Member of the Nevada Senate from the Clark 9th district
- In office 2003 – 2 November 2010
- Succeeded by: Elizabeth Halseth

Personal details
- Born: March 20, 1961 (age 65) Las Vegas, Nevada
- Party: Republican
- Spouse: Kim

= Dennis Nolan (politician) =

American politician

Dennis Nolan was a Republican member of the Nevada Senate, representing Clark County District 9 since 2002. Previously he served in the Nevada Assembly from 1994 through 2001. Nolan served as minority whip in the assembly, and in 2001 and 2003 was elected to be the assistant majority leader of the Nevada Senate. During his tenure in the senate, Nolan focused on issues such as healthcare, transportation, "reasonable property taxation," child and victim protection, workers compensation, public safety, and homeland security. In addition to his leadership roles with the Nevada Legislature, Nolan held leadership positions in two national legislative organizations; the American Legislative Exchange Council (ALEC) and the National Conference of State Legislators (NCSL). ALEC awarded him with its national legislator of the year award in 2008.

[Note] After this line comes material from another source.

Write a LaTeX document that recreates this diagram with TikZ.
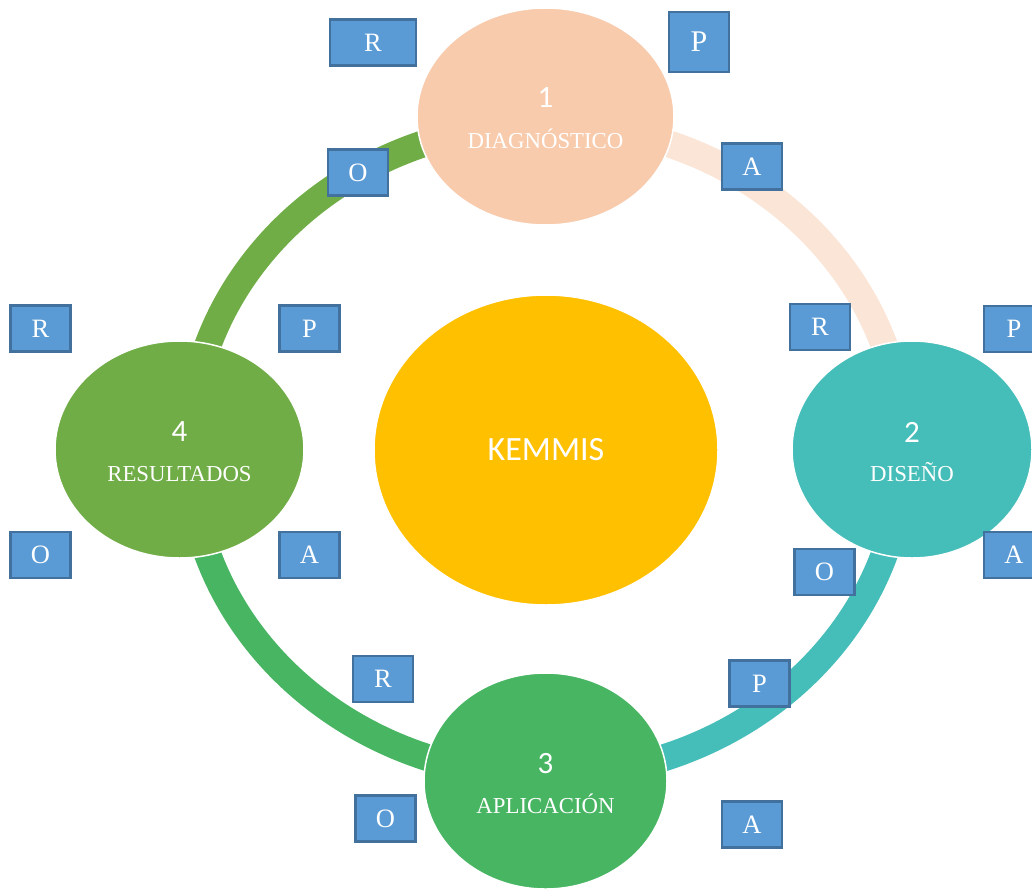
\documentclass[tikz,border=0pt]{standalone}
\usepackage{fontspec}
\setmainfont{Liberation Serif}
\newfontfamily\sansnum{Carlito}
\usetikzlibrary{shapes.geometric,positioning}
\definecolor{peach}{HTML}{F8CBAD}
\definecolor{peachlight}{HTML}{FBE5D6}
\definecolor{tealring}{HTML}{45BDB8}
\definecolor{greenapl}{HTML}{48B563}
\definecolor{greenres}{HTML}{70AD47}
\definecolor{gold}{HTML}{FFC000}
\definecolor{boxblue}{HTML}{5B9BD5}
\definecolor{boxedge}{HTML}{41719C}
\tikzset{
  stage/.style={ellipse, draw=white, line width=1.5pt, inner sep=0pt},
  letter/.style={rectangle, fill=boxblue, draw=boxedge, line width=2.5pt,
    minimum width=60pt, minimum height=46pt, inner sep=0pt, text=white,
    font=\fontsize{26.5}{30}\selectfont},
  ring/.style={line width=27pt},
  num/.style={anchor=base, text=white, font=\sansnum\fontsize{31}{36}\selectfont},
  word/.style={anchor=base, text=white, font=\fontsize{22.8}{26}\selectfont},
}

\begin{document}
\begin{tikzpicture}[x=1pt, y=-1pt]

  \useasboundingbox (0,0) rectangle (1032,888);
  \coordinate (hub) at (546,450);

  % ring, one quarter per stage (ends hidden below the stages)
  \draw[ring, peachlight] (hub) ++(270:357 and 326) arc[start angle=270, end angle=360, x radius=357, y radius=326]; % 1->2
  \draw[ring, tealring] (hub) ++(0:357 and 326) arc[start angle=0, end angle=90, x radius=357, y radius=326]; % 2->3
  \draw[ring, greenapl] (hub) ++(90:357 and 326) arc[start angle=90, end angle=180, x radius=357, y radius=326]; % 3->4
  \draw[ring, greenres] (hub) ++(180:357 and 326) arc[start angle=180, end angle=270, x radius=357, y radius=326]; % 4->1

  % centre
  \node[stage, fill=gold, minimum width=344pt, minimum height=310pt, text=white,
    font=\sansnum\fontsize{34}{40}\selectfont] (kemmis) at (hub) {KEMMIS};

  % stages
  \node[stage, fill=peach, minimum width=257pt, minimum height=217pt] (diag) at (545.5,116.5) {};
  \node[num] at ([yshift=8.5pt]diag.center) {1};
  \node[word] at ([yshift=-31.5pt]diag.center) {DIAGNÓSTICO};

  \node[stage, fill=tealring, minimum width=240pt, minimum height=217pt] (dise) at (912,449.5) {};
  \node[num] at ([yshift=7.5pt]dise.center) {2};
  \node[word] at ([yshift=-31.5pt]dise.center) {DISEÑO};

  \node[stage, fill=greenapl, minimum width=243pt, minimum height=216pt] (apli) at (545.5,781) {};
  \node[num] at ([yshift=8pt]apli.center) {3};
  \node[word] at ([yshift=-32pt]apli.center) {APLICACIÓN};

  \node[stage, fill=greenres, minimum width=249pt, minimum height=217pt] (resu) at (179.5,449.5) {};
  \node[num] at ([yshift=8pt]resu.center) {4};
  \node[word] at ([yshift=-31.5pt]resu.center) {RESULTADOS};

  % R P O A boxes round each stage
  \node[letter, minimum width=86pt] (r1) at (373,42.5) {R};
  \node[letter, minimum height=60pt, font=\fontsize{30}{34}\selectfont] (p1) at (699,42) {P};
  \node[letter] (o1) at (358,172.5) {O};
  \node[letter] (a1) at (752,166.5) {A};

  \node[letter] (r2) at (820,327) {R};
  \node[letter] (p2) at (1014,329) {P};
  \node[letter] (o2) at (824.5,572) {O};
  \node[letter] (a2) at (1014,555) {A};

  \node[letter] (r3) at (383,679) {R};
  \node[letter] (p3) at (759.5,683.5) {P};
  \node[letter] (o3) at (385.5,818.5) {O};
  \node[letter] (a3) at (752,824.5) {A};

  \node[letter] (r4) at (40.5,328.5) {R};
  \node[letter] (p4) at (309.5,328.5) {P};
  \node[letter] (o4) at (40.5,555) {O};
  \node[letter] (a4) at (309.5,555) {A};

\end{tikzpicture}
\end{document}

In 2010, Nolan lost his re-election bid, losing in the primaries to Elizabeth Halseth. The campaign against Nolan focused on a May 2010 incident in which Nolan was caught on tape offering to make it "very financially beneficial" if Jaime Anderson Lawes "told the truth" regarding a 2008 rape case involving her ex-husband, Gordon Lawes, then 21 and her sister, who was 16 years old at the time. The age of sexual consent in Nevada is 16. Gordon Lawes who contended the sex was consensual, was eventually convicted and sentenced to at least 10 years in prison. Senator Nolan himself was subpoenaed by the public defender and testified as a character witness, and it was revealed that both had played for the same hockey team. Nolan had defended his actions, saying that his political opponents focused on one message, while the other two messages "were of me imploring this woman" to voluntarily come forward and tell the truth. A legal opinion by the Nevada Legislative Counsel Bureau and review by the Nevada Ethics Commission determined Nolan violated no laws or ethics standards by his actions. Nolan knew both Jaime Anderson and her sister through Lawes and indicated that he was convinced the sex was consensual and both women were lying. Nolan added, "I realize my tactics in this case were somewhat unorthodox, but I never have really cared to be politically correct...what he did was wrong in every sense of the word but not illegal." The Nevada Supreme Court ultimately reversed Lawes conviction citing several procedural errors by the prosecution and court in obtaining the conviction. The Washington Examiner 2/5/2011 and The Las Vegas Sun 2/4/2011

Nolan has three children, and his hobbies include bagpipe playing, ice hockey, and scuba diving. He owns Nolan and Associates, a Nevada-based consulting firm and is the executive director of the Las Vegas International Celtic Festival.